*WHAT YOU HAVE TO DO*. Start at the line that contains "Give me the Plotly source for this chart.", stop at the line that contains "import plotly.graph_objects as go", and repeat every line in that span, those two included, with no pictures.

*DATA LISTING*.
— BEGIN —
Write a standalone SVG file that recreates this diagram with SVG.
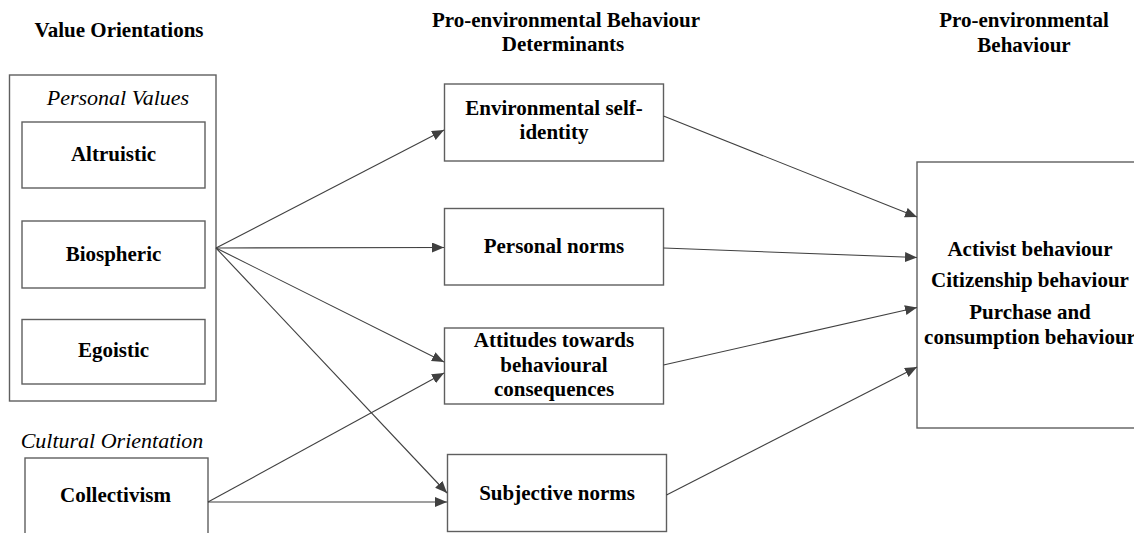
— END —
— BEGIN —
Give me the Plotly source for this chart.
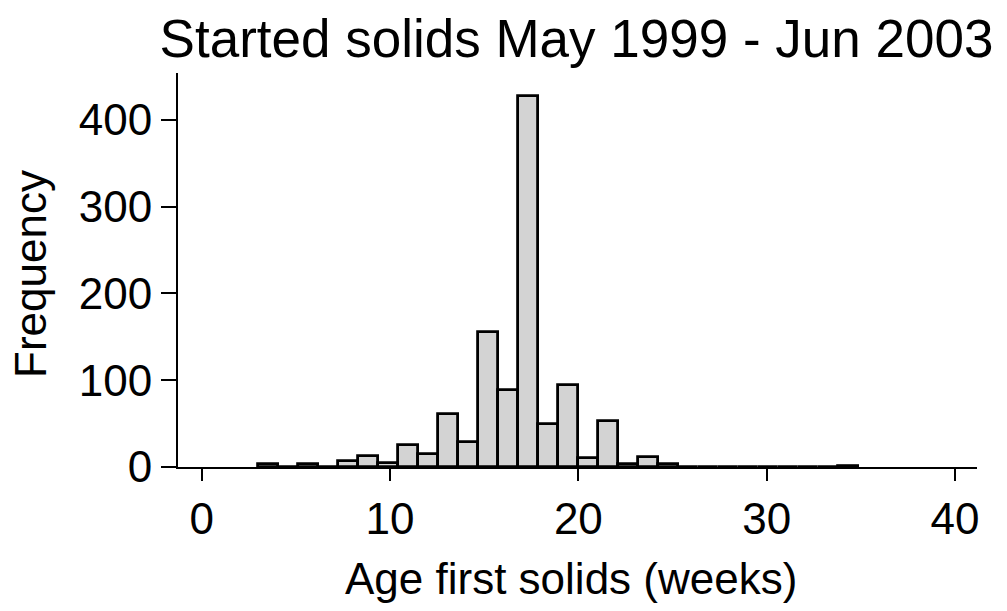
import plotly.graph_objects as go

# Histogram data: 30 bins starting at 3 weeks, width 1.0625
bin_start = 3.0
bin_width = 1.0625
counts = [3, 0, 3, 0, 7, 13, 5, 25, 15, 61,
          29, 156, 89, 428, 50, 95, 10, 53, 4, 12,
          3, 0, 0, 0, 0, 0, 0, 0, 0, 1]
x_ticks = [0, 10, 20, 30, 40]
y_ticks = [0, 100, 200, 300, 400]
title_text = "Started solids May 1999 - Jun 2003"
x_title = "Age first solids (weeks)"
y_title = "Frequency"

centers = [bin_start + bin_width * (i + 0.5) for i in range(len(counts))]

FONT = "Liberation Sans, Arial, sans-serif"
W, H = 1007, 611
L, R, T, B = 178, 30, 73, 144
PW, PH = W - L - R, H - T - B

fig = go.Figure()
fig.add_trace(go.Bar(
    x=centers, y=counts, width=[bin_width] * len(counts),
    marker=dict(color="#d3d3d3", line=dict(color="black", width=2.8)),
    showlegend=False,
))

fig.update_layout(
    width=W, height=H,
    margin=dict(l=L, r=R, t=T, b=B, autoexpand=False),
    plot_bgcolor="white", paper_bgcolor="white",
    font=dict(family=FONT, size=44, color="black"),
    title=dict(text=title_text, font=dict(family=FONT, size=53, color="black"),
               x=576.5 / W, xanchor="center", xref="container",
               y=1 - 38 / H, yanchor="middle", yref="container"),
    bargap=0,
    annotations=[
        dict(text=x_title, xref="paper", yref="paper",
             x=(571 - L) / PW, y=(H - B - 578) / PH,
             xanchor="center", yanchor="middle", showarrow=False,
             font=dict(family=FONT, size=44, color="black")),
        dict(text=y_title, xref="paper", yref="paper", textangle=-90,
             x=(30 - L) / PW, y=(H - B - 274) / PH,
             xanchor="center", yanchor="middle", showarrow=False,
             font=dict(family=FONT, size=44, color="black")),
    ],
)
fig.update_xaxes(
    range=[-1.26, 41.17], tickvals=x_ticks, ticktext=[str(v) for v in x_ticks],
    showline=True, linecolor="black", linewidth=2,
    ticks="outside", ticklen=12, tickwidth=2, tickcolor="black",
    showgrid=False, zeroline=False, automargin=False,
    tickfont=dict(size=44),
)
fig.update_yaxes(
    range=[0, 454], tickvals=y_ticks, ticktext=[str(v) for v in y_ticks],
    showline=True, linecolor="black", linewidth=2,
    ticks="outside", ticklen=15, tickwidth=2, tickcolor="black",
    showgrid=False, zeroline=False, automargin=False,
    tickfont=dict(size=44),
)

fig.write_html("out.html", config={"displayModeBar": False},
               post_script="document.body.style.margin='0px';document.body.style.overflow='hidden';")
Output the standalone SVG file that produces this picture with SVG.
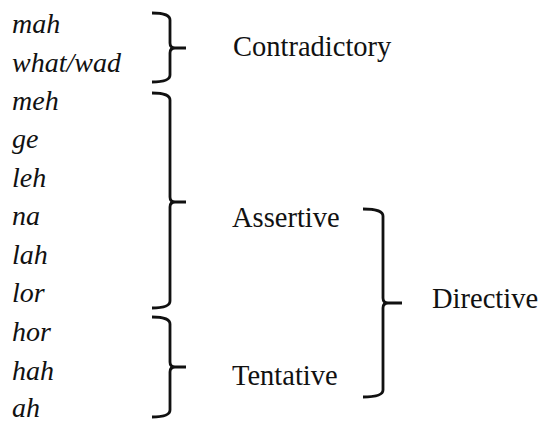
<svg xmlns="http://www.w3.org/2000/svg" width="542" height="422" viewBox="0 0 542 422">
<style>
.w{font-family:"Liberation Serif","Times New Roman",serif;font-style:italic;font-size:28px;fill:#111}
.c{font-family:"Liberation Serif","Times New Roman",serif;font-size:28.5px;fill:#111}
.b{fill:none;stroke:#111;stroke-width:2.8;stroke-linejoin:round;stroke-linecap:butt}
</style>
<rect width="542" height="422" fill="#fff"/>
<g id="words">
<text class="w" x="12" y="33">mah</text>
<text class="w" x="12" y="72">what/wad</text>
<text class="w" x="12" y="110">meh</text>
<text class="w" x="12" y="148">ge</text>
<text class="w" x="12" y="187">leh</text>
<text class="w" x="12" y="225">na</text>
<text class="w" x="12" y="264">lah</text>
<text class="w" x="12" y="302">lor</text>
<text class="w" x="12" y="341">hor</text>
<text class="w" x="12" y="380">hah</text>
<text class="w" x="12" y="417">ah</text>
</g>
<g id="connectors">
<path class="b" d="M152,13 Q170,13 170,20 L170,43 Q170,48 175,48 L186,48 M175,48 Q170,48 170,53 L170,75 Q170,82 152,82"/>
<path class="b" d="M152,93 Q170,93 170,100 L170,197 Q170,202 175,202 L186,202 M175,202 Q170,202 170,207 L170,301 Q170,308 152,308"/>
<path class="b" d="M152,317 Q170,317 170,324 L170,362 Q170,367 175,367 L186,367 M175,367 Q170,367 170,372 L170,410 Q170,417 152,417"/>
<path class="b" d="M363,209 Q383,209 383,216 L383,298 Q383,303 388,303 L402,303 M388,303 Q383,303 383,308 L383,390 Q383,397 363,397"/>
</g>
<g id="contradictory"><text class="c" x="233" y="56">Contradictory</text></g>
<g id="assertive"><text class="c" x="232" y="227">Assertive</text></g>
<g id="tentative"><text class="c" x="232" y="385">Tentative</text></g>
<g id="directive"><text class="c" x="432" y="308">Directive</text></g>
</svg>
— END —
*THE OUTPUT*.
Give me the Plotly source for this chart.
import plotly.graph_objects as go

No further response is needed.